INFY

Earnings Call Summary - Q3FY25

Infosys Q3 FY25 Earnings Call Analysis

1. Summary of Quarterly Results

  • Revenue:

    • Quarter-on-Quarter (QoQ): Increased by 1.7% in constant currency terms.
    • Year-on-Year (YoY): Grew by 6.1% in constant currency terms.
  • Operating Margin:

    • Achieved 21.3%, marking an increase of 20 basis points (bps) QoQ and an 80 bps YoY.
  • Free Cash Flow:

    • Recorded an all-time high of $1.26 billion for the quarter.
    • 9-month Free Cash Flow: Increased by 90% YoY to $3.2 billion.
  • Headcount:

    • Expanded by over 5,000 employees sequentially, reaching a total of 323,000 employees worldwide.
  • Earnings Per Share (EPS):

    • YoY Growth: Increased by 11.4% to INR 16.43.
  • Days Sales Outstanding (DSO):

    • Total DSO: 74 days.
    • Adjusted DSO (Excluding Unbilled and Unearned): 86 days, down by 6 days QoQ.
  • Geographical Performance:

    • North America: Returned to positive growth, increasing by 4.8% YoY after four quarters of decline.
    • Europe: Grew by 12.2% YoY.
  • Vertical Performance:

    • Financial Services: Achieved the third consecutive quarter of volume growth.
    • Manufacturing: Delivered double-digit growth YoY.
    • Retail and Consumer Products (U.S.): Saw improved discretionary spending and growth.
  • Large Deals:

    • Total Contract Value (TCV): $2.5 billion for the quarter, with 63% net new.
  • Client Concentration:

    • Top 5 Clients' Contribution: Decreased to 12.7% from 13.4% YoY and 13.7% QoQ.
  • Attrition:

    • Held steady at 13.7%, one of the lowest rates in recent years.
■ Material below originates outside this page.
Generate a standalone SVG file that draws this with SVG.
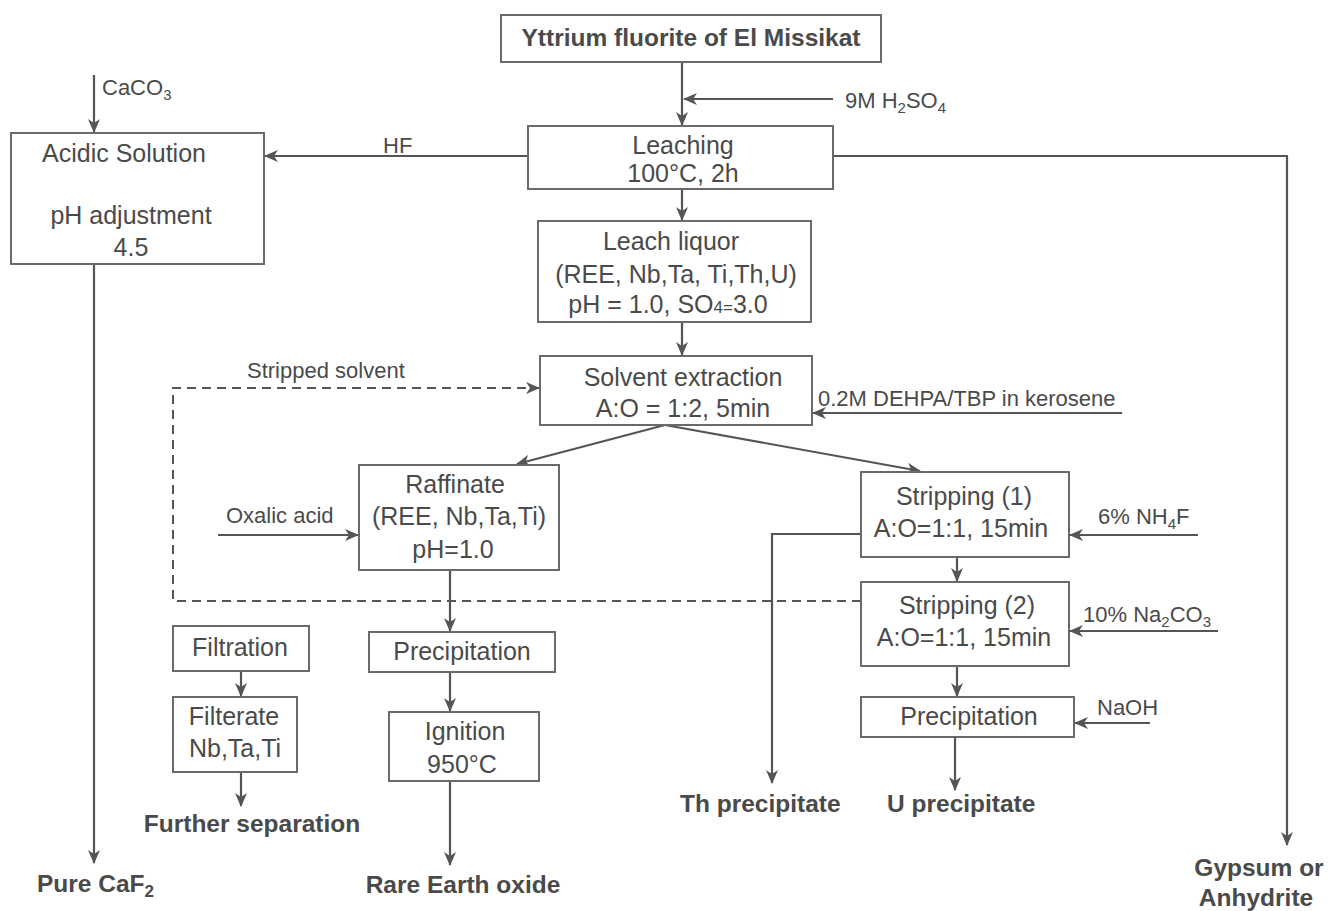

2. Management Guidance and Outlook

  • Revised Revenue Growth Guidance:

    • Increased to 4.5%–5% in constant currency terms for the full financial year.
  • Operating Margin Guidance:

    • Remains unchanged at 20%–22%.
  • Outlook for Future Quarters:

    • Anticipates Q4 to be seasonally weaker, factoring in reduced working days and ongoing furloughs.
    • Emphasized strong pipeline with a mix of large and small deals, particularly in Financial Services and Retail sectors.
  • Generative AI Initiatives:

    • Developing over 100 new Generative AI agents for client deployment.
    • Continued investment in enterprise AI capabilities with successful deployments enhancing operational efficiencies for clients.

3. Key Analyst Concerns

  • Revenue Growth Stability:

    • Concerns about seasonality and furloughs affecting Q4 revenue.
    • Management attributed Q3 performance to improved discretionary spending and revised guidance to offset expected Q4 decline.
  • Impact of Wage Hikes on Margins:

    • Implementation of wage hikes in two phases (January and April).
    • Expected margin headwinds in Q4 and Q1 due to increased compensation costs.
    • CFO noted that compensation increases in India are anticipated to be 6%–8%, with overseas hikes in the low single digits.
  • Hiring and Headcount Growth:

    • Continued strong hiring with over 5,000 employees added in Q3.
    • Plans to hire 15,000+ freshers this year and 20,000+ next year.
    • Management emphasized an agile hiring model to meet demand fluctuations.
  • Deal Pipeline and Momentum:

    • Analysts inquired about the strength and duration of the deal pipeline, particularly in large and mega deals.
    • Management indicated a robust pipeline with significant net new TCV growth and strong prospects in Financial Services and Retail.
  • Third-Party and Pass-Through Costs:

    • Increase in pass-through revenues to around 9.5% of total revenue, up from previous quarters.
    • Management expects pass-through costs to stabilize, depending on the nature of large deals and client requirements.
  • Client Contribution Decline:

    • Reduction in top 5 clients' revenue contribution due to seasonal furloughs.
    • Management expects recovery in subsequent quarters as furloughs are reversed.

4. Management Tone Analysis

  • Overall Tone: Confident and Optimistic

    • Management expressed strong confidence in achieving revised revenue growth targets.
    • Positive remarks on deal pipeline strength and successful Generative AI initiatives.
  • Cautious Optimism:

    • Acknowledged seasonality and potential Q4 revenue challenges.
    • Balanced confidence with awareness of margin headwinds due to wage hikes.
  • Steady Focus on Growth and Execution:

    • Emphasized relentless execution and strategic focus on large and net new deals.
    • Highlighted successful margin expansion initiatives and strong cash flow generation.
  • No Significant Change in Tone:

    • Maintained a consistent optimistic outlook compared to previous quarters, supported by tangible financial performance and strategic initiatives.